US envoy to visit Asia as part of talks on NKorean nuclear deal

WASHINGTON (AFP) — US envoy Christopher Hill will leave here Tuesday for a trip to South Korea, Japan and China to pursue talks linked to a six-party deal to disable Pyongang's nuclear programs, officials said.

Hill is "going to visit South Korea, Japan and China, and all of these meetings are in connection with the six-party talks," State Department spokesman Sean McCormack told reporters without giving dates for each venue.

McCormack said Hill was present for a meeting here on Monday between US Secretary of State Condoleezza Rice and Chinese Foreign Minister Yang Jiechi when they discussed the six-party talks and "how the process is going to evolve and move forward."

In February, North Korea agreed under a six-party deal with China, Japan, Russia, South Korea and the United States to disable its nuclear programmes in exchange for much-needed energy aid and diplomatic benefits.

The North shut down its key Yongbyon reactor in July. Disablement, scheduled for completion by year-end, aims to make it and other facilities unusable for at least a year while talks on total denuclearization continue.

Russian, Chinese, US and South Korean experts were due to travel to North Korea later this week to assess progress in dismantling the Yongbyon nuclear plant.

Asked if the team would receive a declaration from North Korea, McCormack said "the deadline for it is the end of the year, and I would expect that we have something final from the North Koreans closer to the end of the year."
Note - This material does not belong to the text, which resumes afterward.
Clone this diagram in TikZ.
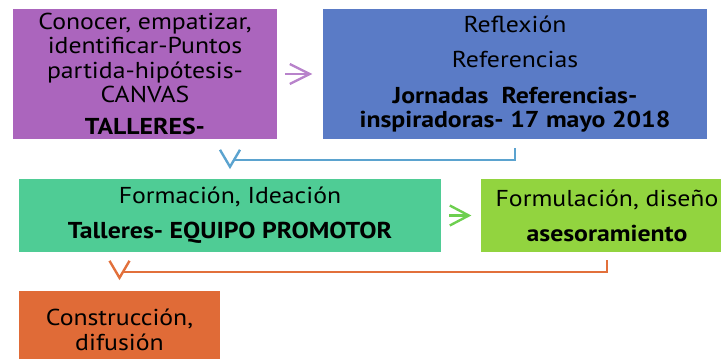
\documentclass[tikz,border=0pt]{standalone}
\usepackage{fontspec}
\setmainfont{PT Sans}[FakeStretch=1.12]
\definecolor{cpurple}{HTML}{AB65BD}
\definecolor{cpurplea}{HTML}{B883CB}
\definecolor{cblue}{HTML}{5A7BC6}
\definecolor{cbluea}{HTML}{5BA3CF}
\definecolor{cteal}{HTML}{4FCC95}
\definecolor{cgreena}{HTML}{6DCF4F}
\definecolor{clime}{HTML}{92D43F}
\definecolor{corange}{HTML}{E06B37}
\definecolor{corangea}{HTML}{E2703B}
\tikzset{
  box/.style={inner sep=0pt, align=center, text=black, font=\fontsize{23}{24.5}\selectfont},
  conn/.style={line width=2.6pt},
  chev/.style={line width=2.4pt, line join=miter},
}
\begin{document}
\begin{tikzpicture}[x=1pt,y=-1pt]
\useasboundingbox (0,0) rectangle (721,359);
\clip (0,0) rectangle (721,359);
\node[box, fill=cpurple, minimum width=264pt, minimum height=130pt] (purple) at (145,74)
  {Conocer, empatizar,\\ identificar-Puntos\\ partida-hipótesis-\\ CANVAS\\[7.5pt] \textbf{TALLERES-}};
\node[box, fill=cblue, minimum width=384pt, minimum height=130pt] (blue) at (515,74)
  {Reflexión\\[11pt] Referencias\\[11pt] \textbf{Jornadas\ \ Referencias-}\\ \textbf{inspiradoras- 17 mayo 2018}};
\node[box, fill=cteal, minimum width=422pt, minimum height=73pt] (teal) at (230,215.5)
  {Formación, Ideación\\[10.5pt] \textbf{Talleres- EQUIPO PROMOTOR}};
\node[box, fill=clime, minimum width=252pt, minimum height=73pt] (lime) at (607,215.5)
  {Formulación, diseño\\[10.5pt] \textbf{asesoramiento}};
\node[box, fill=corange, minimum width=201pt, minimum height=78pt] (orange) at (119.5,330)
  {Construcción,\\ difusión};
% purple -> blue
\coordinate (pa) at ([xshift=8pt]purple.east);
\coordinate (pb) at ([xshift=-13pt]blue.west);
\draw[chev, cpurplea] (pa) -- (pb);
\draw[chev, cpurplea] ([xshift=-20pt,yshift=10pt]pb) -- (pb) -- ([xshift=-20pt,yshift=-10pt]pb);
% teal -> lime
\coordinate (ga) at ([xshift=8pt]teal.east);
\coordinate (gb) at ([xshift=-12pt]lime.west);
\draw[chev, cgreena] (ga) -- (gb);
\draw[chev, cgreena] ([xshift=-19pt,yshift=10pt]gb) -- (gb) -- ([xshift=-19pt,yshift=-10pt]gb);
% blue -> teal
\coordinate (tipA) at ([yshift=12pt]teal.north);
\draw[conn, cbluea] ([yshift=-9pt]blue.south) |- ([xshift=4pt,yshift=7pt]tipA);
\draw[chev, cbluea] ([xshift=-10pt,yshift=17pt]tipA) -- (tipA) -- ([xshift=10pt,yshift=17pt]tipA);
% lime -> orange
\coordinate (tipB) at ([yshift=13pt]orange.north);
\draw[conn, corangea] ([yshift=-8pt]lime.south) |- ([xshift=3.5pt,yshift=6pt]tipB);
\draw[chev, corangea] ([xshift=-10pt,yshift=17pt]tipB) -- (tipB) -- ([xshift=10pt,yshift=17pt]tipB);
\end{tikzpicture}
\end{document}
"It wouldn't surprise me if, along the way, they briefed up members of the six-party -- the other five members of the six parties on where they are in their declaration process," he said.

"It's important that this declaration be full, that it be complete and that it reassure all of the other five parties that North Korea is being completing forthcoming with the declaration," he added

The experts are to present a report ahead of six-nation talks to be held in Beijing from December 6 to 8, said deputy foreign minister Alexander Losyukov quoted by ITAR-TASS last Friday.

China, the United States, Japan and Russia are to join the two Koreas for the talks that could be held at the foreign ministers' level, said Losyukov.

Pyongyang will receive energy aid worth hundreds of millions of dollars in return for disablement and a full declaration of all its nuclear programs, including a suspected highly enriched uranium project.